## STATED PROBLEM
The listing below begins with the first line you should copy; stop after the line containing "12, 13, 14];", and drop every picture.

--- start INFORMATION SUPPLIED ---

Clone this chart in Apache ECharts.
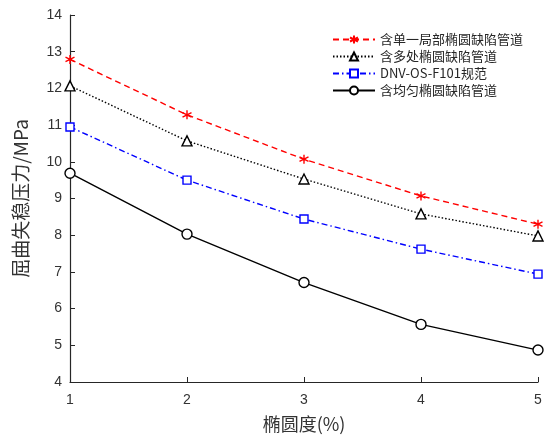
<!DOCTYPE html>
<html><head><meta charset="utf-8">
<script src="https://cdn.jsdelivr.net/npm/echarts@6/dist/echarts.min.js"></script>
<style>html,body{margin:0;padding:0;background:#fff}#c{width:547px;height:438px}</style>
</head><body><div id="c"></div>
<script>
const ovality = [1, 2, 3, 4, 5];
const localDefect = [12.79, 11.28, 10.07, 9.07, 8.30];
const multiDefect = [12.07, 10.57, 9.53, 8.58, 7.98];
const dnvCode = [10.95, 9.50, 8.44, 7.62, 6.94];
const uniformDefect = [9.69, 8.03, 6.71, 5.57, 4.87];
const names = ['含单一局部椭圆缺陷管道', '含多处椭圆缺陷管道', 'DNV-OS-F101规范', '含均匀椭圆缺陷管道'];
const yTicks = [4, 5, 6, 7, 8, 9, 10, 11, 12, 13, 14];

const pair = arr => ovality.map((x, i) => [x, arr[i]]);
const star = 'path://M0,-1L0,1M-0.87,-0.5L0.87,0.5M-0.87,0.5L0.87,-0.5';
const axisColor = '#262626';
const chart = echarts.init(document.getElementById('c'));
function mk(name, data, color, type, symbol, size, fill) {
  return {
    name, type: 'line', data: pair(data), symbol, symbolSize: size,
    lineStyle: { color, width: 1.4, type },
    itemStyle: { color: fill, borderColor: color, borderWidth: 1.4 },
    emphasis: { disabled: true }, animation: false
  };
}
chart.setOption({
  animation: false,
  grid: { left: 70, right: 9, top: 15, bottom: 56 },
  legend: {
    right: 19, top: 28, orient: 'vertical', itemWidth: 42, itemHeight: 10, itemGap: 4,
    textStyle: { fontFamily: 'Noto Sans CJK SC', fontSize: 13, color: '#262626' },
    data: names
  },
  xAxis: {
    type: 'value', min: 1, max: 5, interval: 1,
    name: '椭圆度(%)', nameLocation: 'middle', nameGap: 33,
    nameTextStyle: { fontFamily: 'Noto Sans CJK SC', fontSize: 18, color: '#333' },
    axisLine: { lineStyle: { color: axisColor, width: 1.2 } },
    axisTick: { inside: true, length: 5, lineStyle: { color: axisColor } },
    axisLabel: { fontFamily: 'Liberation Sans', fontSize: 14, color: '#333', margin: 11 },
    splitLine: { show: false }
  },
  yAxis: {
    type: 'value', min: yTicks[0], max: yTicks[yTicks.length - 1], interval: 1,
    name: '屈曲失稳压力/MPa', nameLocation: 'middle', nameGap: 40,
    nameTextStyle: { fontFamily: 'Noto Sans CJK SC', fontSize: 19, color: '#333' },
    axisLine: { show: true, lineStyle: { color: axisColor, width: 1.2 } },
    axisTick: { show: true, inside: true, length: 5, lineStyle: { color: axisColor } },
    axisLabel: { fontFamily: 'Liberation Sans', fontSize: 14, color: '#333', margin: 8 },
    splitLine: { show: false }
  },
  series: [
    mk(names[0], localDefect, '#ff0000', [6, 4], star, 9, '#ff0000'),
    mk(names[1], multiDefect, '#000000', [1.5, 2], 'triangle', 10, '#ffffff'),
    mk(names[2], dnvCode, '#0000ff', [6, 3, 1.5, 3], 'rect', 8, '#ffffff'),
    mk(names[3], uniformDefect, '#000000', 'solid', 'circle', 10, '#ffffff')
  ]
});
</script></body></html>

--- end INFORMATION SUPPLIED ---

## RESPONSE TO THE EXERCISE
Clone this chart in Apache ECharts.
<!DOCTYPE html>
<html><head><meta charset="utf-8">
<script src="https://cdn.jsdelivr.net/npm/echarts@6/dist/echarts.min.js"></script>
<style>html,body{margin:0;padding:0;background:#fff}#c{width:547px;height:438px}</style>
</head><body><div id="c"></div>
<script>
const ovality = [1, 2, 3, 4, 5];
const localDefect = [12.79, 11.28, 10.07, 9.07, 8.30];
const multiDefect = [12.07, 10.57, 9.53, 8.58, 7.98];
const dnvCode = [10.95, 9.50, 8.44, 7.62, 6.94];
const uniformDefect = [9.69, 8.03, 6.71, 5.57, 4.87];
const names = ['含单一局部椭圆缺陷管道', '含多处椭圆缺陷管道', 'DNV-OS-F101规范', '含均匀椭圆缺陷管道'];
const yTicks = [4, 5, 6, 7, 8, 9, 10, 11, 12, 13, 14];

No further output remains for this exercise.